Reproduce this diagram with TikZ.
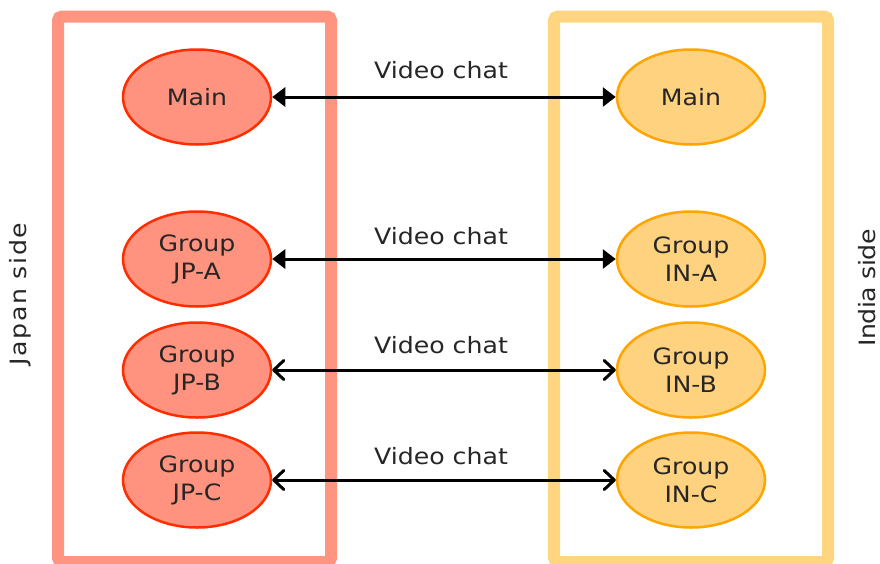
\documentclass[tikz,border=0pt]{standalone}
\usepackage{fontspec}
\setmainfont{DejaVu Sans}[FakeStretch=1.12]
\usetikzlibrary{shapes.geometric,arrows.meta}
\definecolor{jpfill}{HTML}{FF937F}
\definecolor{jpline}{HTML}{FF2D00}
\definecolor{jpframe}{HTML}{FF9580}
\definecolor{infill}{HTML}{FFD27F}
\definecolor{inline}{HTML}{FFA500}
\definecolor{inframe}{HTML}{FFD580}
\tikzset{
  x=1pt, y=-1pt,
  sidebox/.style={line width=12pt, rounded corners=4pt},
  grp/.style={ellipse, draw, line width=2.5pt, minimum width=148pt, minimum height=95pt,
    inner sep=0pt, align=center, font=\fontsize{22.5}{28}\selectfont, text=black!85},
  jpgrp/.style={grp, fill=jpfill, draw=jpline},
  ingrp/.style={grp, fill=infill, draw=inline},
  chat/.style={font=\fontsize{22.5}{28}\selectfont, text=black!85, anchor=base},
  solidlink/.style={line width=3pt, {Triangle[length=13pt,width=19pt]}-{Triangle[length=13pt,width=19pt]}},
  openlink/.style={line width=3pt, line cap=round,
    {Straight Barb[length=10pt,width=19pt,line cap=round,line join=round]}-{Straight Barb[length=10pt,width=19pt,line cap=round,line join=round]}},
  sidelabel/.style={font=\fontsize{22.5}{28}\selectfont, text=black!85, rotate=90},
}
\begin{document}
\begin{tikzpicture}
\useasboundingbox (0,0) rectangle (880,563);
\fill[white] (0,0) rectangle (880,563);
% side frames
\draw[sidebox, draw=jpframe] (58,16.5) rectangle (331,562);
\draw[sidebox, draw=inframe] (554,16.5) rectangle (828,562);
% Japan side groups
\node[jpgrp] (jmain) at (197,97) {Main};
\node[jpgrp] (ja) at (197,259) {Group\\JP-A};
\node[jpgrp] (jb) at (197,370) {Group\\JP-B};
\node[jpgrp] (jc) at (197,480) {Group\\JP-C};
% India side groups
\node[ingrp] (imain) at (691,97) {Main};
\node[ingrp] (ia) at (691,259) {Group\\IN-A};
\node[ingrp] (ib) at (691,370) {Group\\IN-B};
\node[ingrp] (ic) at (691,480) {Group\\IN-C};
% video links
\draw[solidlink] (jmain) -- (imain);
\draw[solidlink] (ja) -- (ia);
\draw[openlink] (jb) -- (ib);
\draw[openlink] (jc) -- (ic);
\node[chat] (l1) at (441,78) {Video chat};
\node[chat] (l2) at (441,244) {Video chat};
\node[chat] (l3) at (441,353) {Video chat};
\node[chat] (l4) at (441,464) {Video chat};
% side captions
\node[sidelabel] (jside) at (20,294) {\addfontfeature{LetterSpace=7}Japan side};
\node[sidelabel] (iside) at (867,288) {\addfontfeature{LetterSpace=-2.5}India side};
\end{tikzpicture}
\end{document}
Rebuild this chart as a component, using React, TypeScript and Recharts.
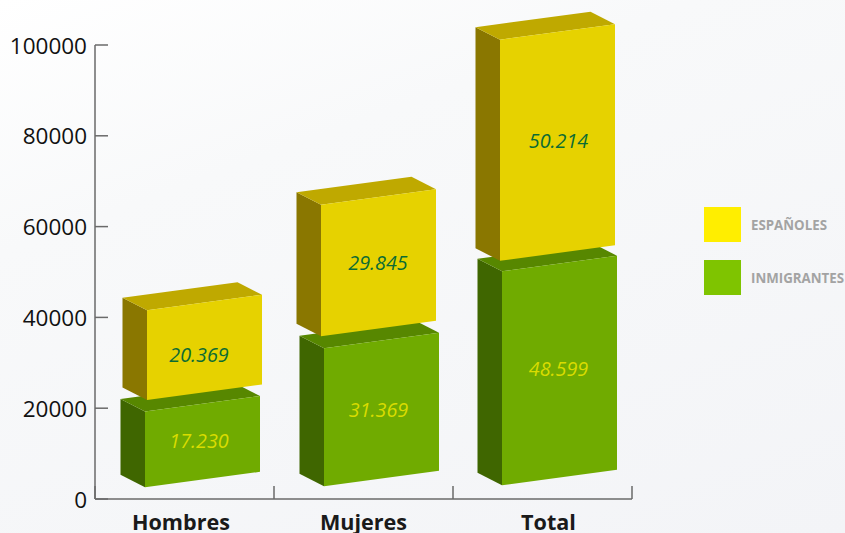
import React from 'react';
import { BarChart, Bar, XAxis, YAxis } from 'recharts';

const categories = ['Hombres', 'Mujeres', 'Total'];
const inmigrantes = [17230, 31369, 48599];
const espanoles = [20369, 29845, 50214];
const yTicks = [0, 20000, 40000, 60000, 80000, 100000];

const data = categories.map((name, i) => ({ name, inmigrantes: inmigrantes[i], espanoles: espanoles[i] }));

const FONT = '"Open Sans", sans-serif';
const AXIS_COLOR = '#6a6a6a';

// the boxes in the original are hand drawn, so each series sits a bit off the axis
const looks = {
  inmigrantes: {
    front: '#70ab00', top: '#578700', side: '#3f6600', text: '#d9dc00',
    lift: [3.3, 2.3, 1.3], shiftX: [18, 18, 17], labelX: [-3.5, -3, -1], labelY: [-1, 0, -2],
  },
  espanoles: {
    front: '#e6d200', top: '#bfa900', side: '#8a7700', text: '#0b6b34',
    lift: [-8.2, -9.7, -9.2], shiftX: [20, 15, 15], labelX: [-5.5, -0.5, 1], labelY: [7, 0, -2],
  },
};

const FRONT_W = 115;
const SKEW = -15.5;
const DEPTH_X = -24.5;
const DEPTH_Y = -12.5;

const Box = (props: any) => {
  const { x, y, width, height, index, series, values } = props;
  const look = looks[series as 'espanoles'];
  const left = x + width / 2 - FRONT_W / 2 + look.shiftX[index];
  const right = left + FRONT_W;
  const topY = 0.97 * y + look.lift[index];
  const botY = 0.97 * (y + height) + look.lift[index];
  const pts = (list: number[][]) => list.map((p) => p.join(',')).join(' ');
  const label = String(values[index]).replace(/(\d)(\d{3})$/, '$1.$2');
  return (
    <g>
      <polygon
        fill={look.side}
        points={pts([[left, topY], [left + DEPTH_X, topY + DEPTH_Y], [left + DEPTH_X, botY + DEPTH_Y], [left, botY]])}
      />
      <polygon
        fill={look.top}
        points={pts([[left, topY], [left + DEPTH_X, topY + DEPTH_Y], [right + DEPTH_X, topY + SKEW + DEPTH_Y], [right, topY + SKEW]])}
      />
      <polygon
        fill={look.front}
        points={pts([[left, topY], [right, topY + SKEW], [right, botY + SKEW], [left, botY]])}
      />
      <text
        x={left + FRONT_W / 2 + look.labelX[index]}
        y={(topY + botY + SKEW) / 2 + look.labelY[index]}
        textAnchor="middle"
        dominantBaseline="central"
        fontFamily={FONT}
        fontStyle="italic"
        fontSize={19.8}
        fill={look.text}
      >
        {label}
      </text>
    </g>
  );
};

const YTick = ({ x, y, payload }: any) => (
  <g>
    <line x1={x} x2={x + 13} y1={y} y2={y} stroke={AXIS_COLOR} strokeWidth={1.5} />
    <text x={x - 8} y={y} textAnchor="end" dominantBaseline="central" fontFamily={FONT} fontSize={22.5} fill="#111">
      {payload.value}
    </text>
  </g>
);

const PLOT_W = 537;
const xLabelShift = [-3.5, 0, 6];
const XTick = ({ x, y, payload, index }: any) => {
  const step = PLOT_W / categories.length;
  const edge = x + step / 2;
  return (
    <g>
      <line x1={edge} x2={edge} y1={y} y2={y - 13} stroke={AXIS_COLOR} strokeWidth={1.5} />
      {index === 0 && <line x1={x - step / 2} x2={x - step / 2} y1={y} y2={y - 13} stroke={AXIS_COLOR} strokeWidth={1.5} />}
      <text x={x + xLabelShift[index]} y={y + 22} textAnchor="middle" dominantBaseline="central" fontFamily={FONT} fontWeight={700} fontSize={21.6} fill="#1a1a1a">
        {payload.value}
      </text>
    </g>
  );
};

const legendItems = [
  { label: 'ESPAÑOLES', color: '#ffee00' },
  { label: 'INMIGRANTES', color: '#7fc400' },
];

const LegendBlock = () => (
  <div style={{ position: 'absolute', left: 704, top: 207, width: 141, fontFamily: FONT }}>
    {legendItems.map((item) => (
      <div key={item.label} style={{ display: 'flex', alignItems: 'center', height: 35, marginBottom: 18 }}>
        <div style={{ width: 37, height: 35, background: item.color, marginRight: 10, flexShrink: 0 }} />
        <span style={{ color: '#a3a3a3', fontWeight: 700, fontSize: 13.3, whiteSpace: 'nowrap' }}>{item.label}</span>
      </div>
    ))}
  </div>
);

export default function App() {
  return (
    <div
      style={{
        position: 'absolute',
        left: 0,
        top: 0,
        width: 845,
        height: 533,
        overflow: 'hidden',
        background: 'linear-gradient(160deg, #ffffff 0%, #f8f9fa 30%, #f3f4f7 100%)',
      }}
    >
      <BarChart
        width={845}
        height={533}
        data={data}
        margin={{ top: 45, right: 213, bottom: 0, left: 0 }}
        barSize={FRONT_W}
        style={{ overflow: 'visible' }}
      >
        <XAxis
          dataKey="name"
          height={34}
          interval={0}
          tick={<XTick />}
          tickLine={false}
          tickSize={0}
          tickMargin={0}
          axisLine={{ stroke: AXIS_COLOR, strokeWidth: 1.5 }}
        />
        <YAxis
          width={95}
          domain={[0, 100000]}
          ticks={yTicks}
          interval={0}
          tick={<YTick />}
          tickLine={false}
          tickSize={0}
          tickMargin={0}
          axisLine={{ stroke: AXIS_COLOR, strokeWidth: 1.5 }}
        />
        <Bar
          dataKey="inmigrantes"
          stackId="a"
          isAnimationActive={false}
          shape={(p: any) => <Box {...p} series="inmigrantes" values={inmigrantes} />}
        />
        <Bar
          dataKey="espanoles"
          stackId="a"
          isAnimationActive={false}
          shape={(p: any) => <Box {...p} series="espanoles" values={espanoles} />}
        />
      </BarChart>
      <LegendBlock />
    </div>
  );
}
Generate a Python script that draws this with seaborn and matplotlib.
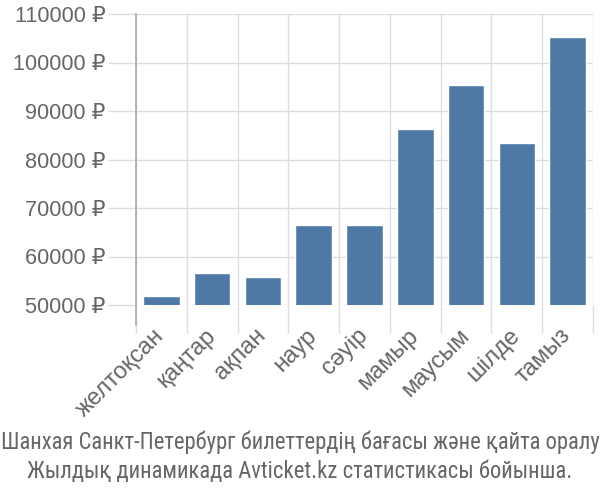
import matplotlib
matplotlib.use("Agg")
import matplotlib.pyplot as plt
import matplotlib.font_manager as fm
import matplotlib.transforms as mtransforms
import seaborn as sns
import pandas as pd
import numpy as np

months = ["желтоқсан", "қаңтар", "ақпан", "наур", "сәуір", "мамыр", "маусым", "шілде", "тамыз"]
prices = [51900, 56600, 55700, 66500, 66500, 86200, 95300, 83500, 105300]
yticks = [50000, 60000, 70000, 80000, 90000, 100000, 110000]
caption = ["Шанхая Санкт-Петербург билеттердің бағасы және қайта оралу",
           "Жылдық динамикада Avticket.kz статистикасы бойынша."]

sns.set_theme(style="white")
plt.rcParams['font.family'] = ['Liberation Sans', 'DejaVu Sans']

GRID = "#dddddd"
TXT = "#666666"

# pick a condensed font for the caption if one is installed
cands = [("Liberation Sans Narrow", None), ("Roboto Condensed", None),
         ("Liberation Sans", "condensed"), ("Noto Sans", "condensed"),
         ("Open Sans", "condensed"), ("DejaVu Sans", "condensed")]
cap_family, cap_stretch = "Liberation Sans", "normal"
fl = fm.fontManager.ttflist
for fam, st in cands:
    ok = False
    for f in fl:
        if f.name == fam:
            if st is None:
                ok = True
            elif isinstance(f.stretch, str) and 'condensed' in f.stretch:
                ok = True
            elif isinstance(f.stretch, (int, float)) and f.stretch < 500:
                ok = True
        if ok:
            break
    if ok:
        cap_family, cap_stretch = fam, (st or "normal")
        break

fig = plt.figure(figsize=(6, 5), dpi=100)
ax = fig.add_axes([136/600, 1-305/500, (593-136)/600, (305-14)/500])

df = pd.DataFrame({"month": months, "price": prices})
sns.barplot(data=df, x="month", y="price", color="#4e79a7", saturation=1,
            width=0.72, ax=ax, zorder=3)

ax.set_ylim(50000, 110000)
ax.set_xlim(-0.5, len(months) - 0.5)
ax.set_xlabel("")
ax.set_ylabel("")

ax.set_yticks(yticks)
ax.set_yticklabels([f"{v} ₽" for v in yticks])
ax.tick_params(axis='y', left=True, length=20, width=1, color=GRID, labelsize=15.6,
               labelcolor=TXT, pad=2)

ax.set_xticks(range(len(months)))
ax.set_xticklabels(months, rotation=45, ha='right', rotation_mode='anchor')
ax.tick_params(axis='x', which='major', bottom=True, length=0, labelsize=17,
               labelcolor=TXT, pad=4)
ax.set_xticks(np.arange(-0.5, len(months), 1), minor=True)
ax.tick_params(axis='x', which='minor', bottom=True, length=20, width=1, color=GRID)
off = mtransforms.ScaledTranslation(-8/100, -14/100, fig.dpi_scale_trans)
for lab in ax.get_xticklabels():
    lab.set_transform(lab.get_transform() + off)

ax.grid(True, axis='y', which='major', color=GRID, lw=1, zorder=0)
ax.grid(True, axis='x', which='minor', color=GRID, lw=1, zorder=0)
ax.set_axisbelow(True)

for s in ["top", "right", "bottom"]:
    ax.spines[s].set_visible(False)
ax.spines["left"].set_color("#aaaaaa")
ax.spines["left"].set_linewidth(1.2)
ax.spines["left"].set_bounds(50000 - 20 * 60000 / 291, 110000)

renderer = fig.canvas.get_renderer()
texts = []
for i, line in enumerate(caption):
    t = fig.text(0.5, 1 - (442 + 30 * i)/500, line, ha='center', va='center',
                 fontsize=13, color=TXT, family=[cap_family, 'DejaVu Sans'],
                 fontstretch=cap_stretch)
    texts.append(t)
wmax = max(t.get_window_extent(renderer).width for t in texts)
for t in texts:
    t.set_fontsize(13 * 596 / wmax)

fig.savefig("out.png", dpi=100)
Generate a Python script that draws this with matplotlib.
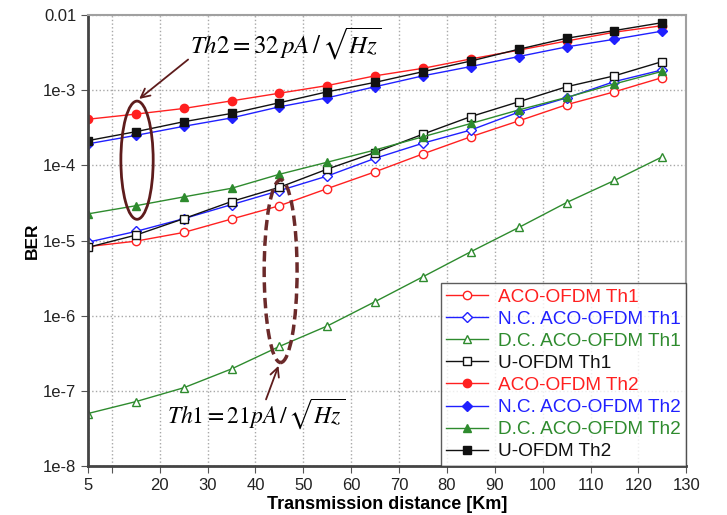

_____

### [WORK TO BE COMPLETED]
Exclude any pictures, and restate word for word the lines from the one containing "Generate a Python script that draws this with seaborn" through the one containing "import numpy as np", both included.

### [EXERCISE ANSWER]
Generate a Python script that draws this with seaborn and matplotlib.
import matplotlib
matplotlib.use("Agg")
import matplotlib.pyplot as plt
import matplotlib.font_manager as fm
import matplotlib.transforms as mtransforms
import seaborn as sns
import pandas as pd
import numpy as np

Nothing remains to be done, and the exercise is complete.